Reflective Supervision In essence, this is the application of all the above components while leading teams. Leaders that learn how to apply Reflective Supervision learn how to “hold space” or their team members in individual and group sessions.  We can also use it from colleague to colleague. In the birth to 3 movement, it was noticed that direct service providers were pinched between the vicarious traumatization of those they were serving and, at times, in different systems of care. Creating a space for team members to share whatever is going on with them personally or professionally while honoring their self-ascribed identity is a healing approach. This approach supports emotionally fried direct service providers to get “un-fried” and continue to show up with empathy and compassion for those they serve and themselves.

 

Team Wellness Team Wellness is our session that specifically targets wellness for human service providers. To create a safe space for the heart of the session in the check-in circle noted previously, we explore the healthy aspects of vulnerability. Our approach is informed by the work of Dr. Brenè Brown and our colleague Jojopahmaria Nsoroma. We check-in, and healing ensues.

 

Creating a space that recognizes our individual and group humanity in the face of so much pain—day after day is indicated for many reasons already shared in this post.

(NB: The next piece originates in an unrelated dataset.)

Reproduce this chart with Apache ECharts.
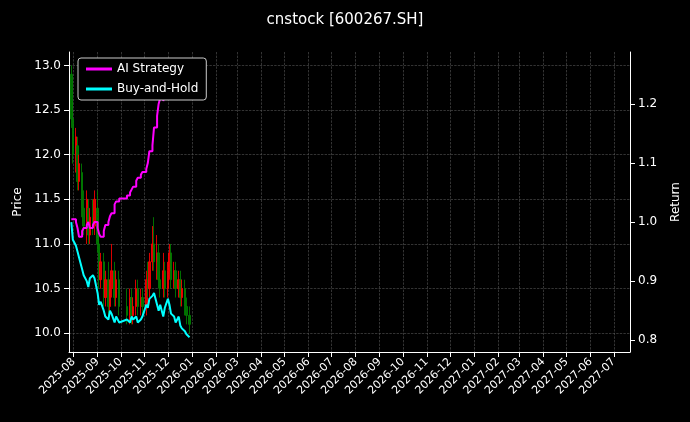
<!DOCTYPE html>
<html>
<head>
<meta charset="utf-8">
<script src="https://cdn.jsdelivr.net/npm/echarts@6/dist/echarts.min.js"></script>
<style>body{margin:0;background:#000}</style>
</head>
<body>
<div id="main" style="width:690px;height:422px;"></div>
<script>
var dates = ['2025-07-29','2025-07-31','2025-08-04','2025-08-06','2025-08-08','2025-08-12','2025-08-14','2025-08-18','2025-08-20','2025-08-22','2025-08-26','2025-08-28',
  '2025-09-01','2025-09-03','2025-09-05','2025-09-09','2025-09-11','2025-09-15','2025-09-17','2025-09-19','2025-09-23','2025-09-25','2025-09-29',
  '2025-10-09','2025-10-13','2025-10-15','2025-10-17','2025-10-21','2025-10-23','2025-10-27','2025-10-29',
  '2025-11-03','2025-11-05','2025-11-07','2025-11-11','2025-11-13','2025-11-17','2025-11-19','2025-11-21','2025-11-25','2025-11-27',
  '2025-12-01','2025-12-03','2025-12-05','2025-12-09','2025-12-11','2025-12-15','2025-12-17','2025-12-19','2025-12-23','2025-12-25','2025-12-29'];
// [open, close, low, high]
var ohlc = [[12.9,12.4,12.3,13.0],[12.4,12.0,11.9,12.6],[12.0,12.2,11.8,12.3],[12.1,11.7,11.6,12.2],[11.7,11.9,11.6,12.0],[11.8,11.4,11.3,11.9],[11.4,11.2,11.1,11.6],[11.2,11.5,11.0,11.6],[11.4,11.1,11.0,11.5],[11.1,11.3,11.0,11.4],[11.3,11.2,11.1,11.5],[11.2,11.5,11.1,11.6],
  [11.4,11.0,10.9,11.6],[11.0,10.6,10.5,11.1],[10.6,10.8,10.5,10.9],[10.8,10.4,10.3,10.9],[10.4,10.6,10.3,10.7],[10.6,10.3,10.2,10.8],[10.3,10.5,10.2,10.6],[10.5,10.7,10.4,11.0],[10.7,10.4,10.3,10.8],[10.4,10.6,10.3,10.7],[10.6,10.3,10.2,10.7],
  [10.3,10.2,10.1,10.5],[10.2,10.4,10.1,10.5],[10.4,10.2,10.1,10.5],[10.2,10.3,10.1,10.4],[10.3,10.5,10.2,10.6],[10.5,10.3,10.2,10.6],[10.3,10.4,10.2,10.5],[10.4,10.3,10.2,10.5],
  [10.3,10.6,10.2,10.7],[10.6,10.5,10.4,10.8],[10.5,10.8,10.4,10.9],[10.8,11.0,10.7,11.2],[11.0,10.8,10.7,11.3],[10.8,10.9,10.6,11.1],[10.9,10.6,10.5,11.0],[10.6,10.5,10.4,10.7],[10.5,10.7,10.4,10.9],[10.7,10.5,10.4,10.8],
  [10.5,10.7,10.4,10.8],[10.7,10.9,10.6,11.0],[10.9,10.6,10.5,11.0],[10.6,10.7,10.5,10.8],[10.7,10.5,10.4,10.8],[10.5,10.6,10.4,10.7],[10.6,10.4,10.3,10.7],[10.4,10.5,10.3,10.6],[10.5,10.3,10.2,10.6],[10.3,10.2,10.1,10.4],[10.2,10.1,10.0,10.3]];
var aiStrategy = [1.005,1.005,1.0,0.99,0.975,0.985,0.99,0.995,1.0,0.99,0.995,1.0,
  0.99,0.98,0.975,0.985,0.995,1.0,1.01,1.015,1.03,1.035,1.04,
  1.045,1.05,1.055,1.06,1.07,1.075,1.08,1.085,
  1.09,1.1,1.12,1.13,1.16,1.18,1.2,1.21,1.205,1.22,
  1.24,1.25,1.26,1.26,1.255,1.26,1.265,1.26,1.27,1.265,1.27];
var buyHold = [1.0,0.97,0.96,0.95,0.94,0.92,0.91,0.90,0.89,0.905,0.91,0.905,
  0.88,0.86,0.865,0.85,0.84,0.835,0.85,0.845,0.83,0.84,0.83,
  0.835,0.83,0.84,0.835,0.84,0.83,0.835,0.84,
  0.86,0.855,0.87,0.875,0.88,0.86,0.85,0.86,0.84,
  0.855,0.87,0.86,0.845,0.84,0.83,0.84,0.825,0.82,0.815,0.81,0.805];
var priceTicks = [10.0, 10.5, 11.0, 11.5, 12.0, 12.5, 13.0];
var returnTicks = [0.8, 0.9, 1.0, 1.1, 1.2];

var myChart = echarts.init(document.getElementById('main'));
var grid = {lineStyle: {color: '#555', type: 'dashed', width: 0.6}};
var option = {
  backgroundColor: '#000',
  animation: false,
  textStyle: {fontFamily: 'DejaVu Sans', color: '#fff'},
  title: {text: 'cnstock [600267.SH]', left: 'center', top: 8, textStyle: {color: '#fff', fontSize: 15, fontWeight: 'normal'}},
  legend: {
    orient: 'vertical', left: 78, top: 58, data: ['AI Strategy', 'Buy-and-Hold'],
    textStyle: {color: '#fff', fontSize: 12}, borderColor: '#ccc', borderWidth: 1, borderRadius: 3,
    backgroundColor: '#000', padding: [5, 8], itemGap: 8, itemWidth: 26, itemHeight: 3, icon: 'rect'
  },
  grid: {left: 69, right: 60, top: 52, bottom: 70},
  xAxis: {
    type: 'time', min: '2025-07-26', max: '2027-07-22', minInterval: 28 * 86400000, maxInterval: 31 * 86400000,
    axisLine: {lineStyle: {color: '#fff'}}, axisTick: {lineStyle: {color: '#fff'}},
    axisLabel: {color: '#fff', rotate: 45, fontSize: 11, formatter: '{yyyy}-{MM}', hideOverlap: false},
    splitLine: Object.assign({show: true}, grid)
  },
  yAxis: [
    {type: 'value', name: 'Price', nameLocation: 'middle', nameGap: 45, nameTextStyle: {color: '#fff', fontSize: 12},
     min: 9.79, max: 13.15, axisLine: {show: true, lineStyle: {color: '#fff'}},
     axisTick: {show: true, customValues: priceTicks},
     axisLabel: {color: '#fff', fontSize: 12, customValues: priceTicks, formatter: function (v) { return v.toFixed(1); }},
     splitLine: Object.assign({show: true}, grid)},
    {type: 'value', name: 'Return', nameLocation: 'middle', nameGap: 40, nameTextStyle: {color: '#fff', fontSize: 12},
     min: 0.78, max: 1.288, axisLine: {show: true, lineStyle: {color: '#fff'}},
     axisTick: {show: true, customValues: returnTicks},
     axisLabel: {color: '#fff', fontSize: 12, customValues: returnTicks, formatter: function (v) { return v.toFixed(1); }},
     splitLine: {show: false}}
  ],
  series: [
    {type: 'candlestick', yAxisIndex: 0, barWidth: 2,
     data: dates.map(function (d, i) { return [d].concat(ohlc[i]); }),
     itemStyle: {color: '#ff0000', color0: '#008000', borderColor: '#ff0000', borderColor0: '#008000', opacity: 0.85}},
    {name: 'AI Strategy', type: 'line', yAxisIndex: 1, showSymbol: false, step: 'end', lineStyle: {color: '#ff00ff', width: 2}, itemStyle: {color: '#ff00ff'},
     data: dates.map(function (d, i) { return [d, aiStrategy[i]]; })},
    {name: 'Buy-and-Hold', type: 'line', yAxisIndex: 1, showSymbol: false, lineStyle: {color: '#00ffff', width: 2}, itemStyle: {color: '#00ffff'},
     data: dates.map(function (d, i) { return [d, buyHold[i]]; })}
  ]
};
myChart.setOption(option);
</script>
</body>
</html>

Personal and professional growth ensues.

 

Our colleague Jojopahmaria Nsorom developed the second strata of Healing Focused Care, which targets our spiritual wellbeing.

 

Well-Beingness is a construct developed by our colleague, Noor Jawad.

 

These concepts and approaches attend to what we internally refer to as the 5D work, targeting our shared human journey’s energetic and spiritual aspects. 5D work is essential for all humans and can be particularly useful for those in social work and human service professions. Reducing social work burnout and stress is crucial for continuing in this vital work.

 

We look forward to sharing more on those aspects of wellness and self-care in a subsequent Ripple.

 

Until then, take care of yourself and those in your circle!